5. Le principe général du droit relatif à l'égalité des citoyens devant les charges publiques, qui est consacré notamment par l'article 16 de la Constitution, implique que les pouvoirs publics ne peuvent imposer, sans compensation, des charges qui excèdent la mesure de celles supportées par un particulier dans l'intérêt collectif.
6. La question se pose si, dans la mesure où il part d'une valeur d'acquisition basée, en cas de succession, sur l'assiette prise en considération pour les droits de succession et qui est actualisée sur la base de l'indice des prix à la consommation, le régime forfaitaire d'indemnisation des dommages résultant de la planification spatiale introduit par l'article 35, alinéa 3, du décret du Parlement flamand du 22 octobre 1996 relatif à l'aménagement du territoire n'est pas trop restrictif puisqu'il peut sembler que le mode de calcul forfaire ne présente aucun rapport avec la perte réelle de patrimoine subie par le justiciable.
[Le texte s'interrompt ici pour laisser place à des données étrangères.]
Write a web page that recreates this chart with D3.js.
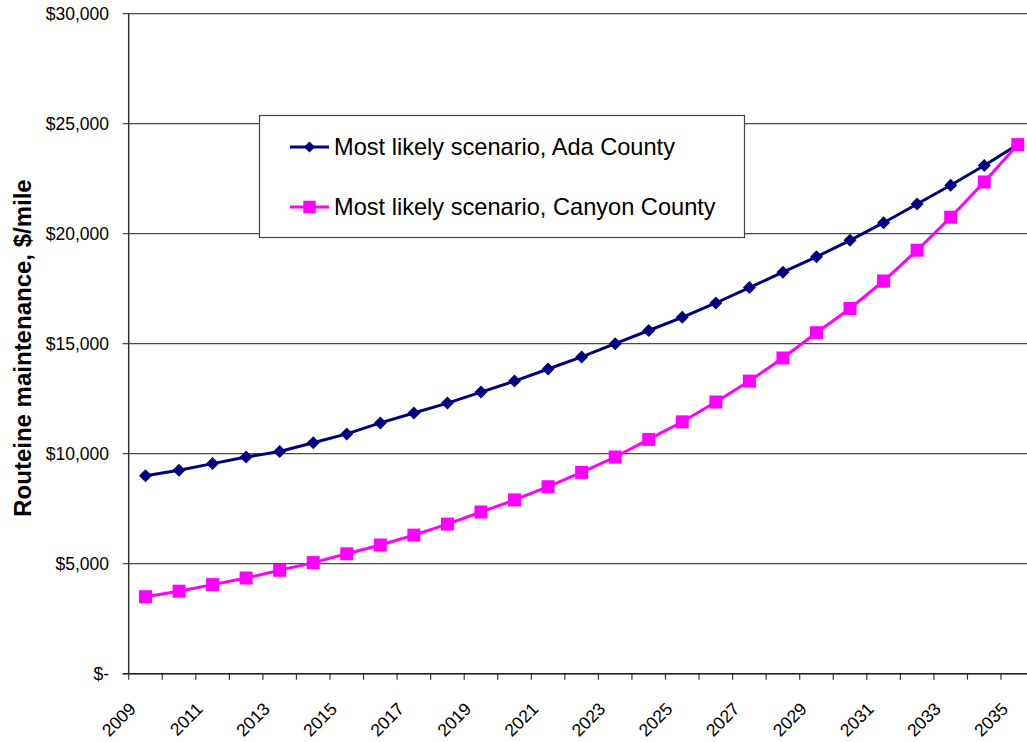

Partant, il y a lieu de vérifier si le régime forfaitaire de l'indemnisation des dommages résultant de la planification spatiale est compatible avec des normes de droit supérieures, telles que les articles 10, 11 et 16 de la Constitution lus en combinaison avec l'article 1er du Premier Protocole additionnel à la Convention de sauvegarde des droits de l'homme et des libertés fondamentales.
Il y a lieu de poser à la Cour constitutionnelle la question posée dans le dispositif.

Par ces motifs,

La Cour

Sursoit à statuer jusqu'à ce que la Cour constitutionnelle ait répondu à la question suivante :
L'article 35 du décret du Parlement flamand du 22 octobre 1996 relatif à l'aménagement du territoire viole-t-il l'article 16 de la Constitution et l'article 1er du Premier Protocole additionnel à la Convention de sauvegarde des droits de l'homme et des libertés fondamentales, lus en combinaison avec le principe d'égalité et de non-discrimination contenu dans les articles 10 et 11 de la Constitution, dans la mesure où cette disposition impose un calcul forfaitaire de l'indemnisation des dommages résultant de la planification spatiale qui ne tient pas compte ou ne tient pas suffisamment compte de la perte de valeur réelle du bien immobilier à la suite de l'entrée en vigueur de la planification spatiale d'où résulte l'interdiction de bâtir, notamment parce que la valeur d'acquisition n'est actualisée que sur la base de l'indice des prix à la consommation et qu'il est en outre appliqué une déduction de 20 p.c. de l'indemnisation des dommages résultant de la planification spatiale ?
Ainsi jugé par la Cour de cassation, première chambre, à Bruxelles, où siégeaient le président de section Eric Dirix, président, les présidents de section Albert Fettweis et Beatrijs Deconinck, les conseillers Bart Wylleman et Koenraad Moens, et prononcé en audience publique du quatre janvier deux mille dix-huit par le président de section Eric Dirix, en présence de l'avocat général Ria Mortier, avec l'assistance du greffier Kristel Vanden Bossche

Traduction établie sous le contrôle du président de section Christian Storck et transcrite avec l'assistance du greffier Patricia De Wadripont.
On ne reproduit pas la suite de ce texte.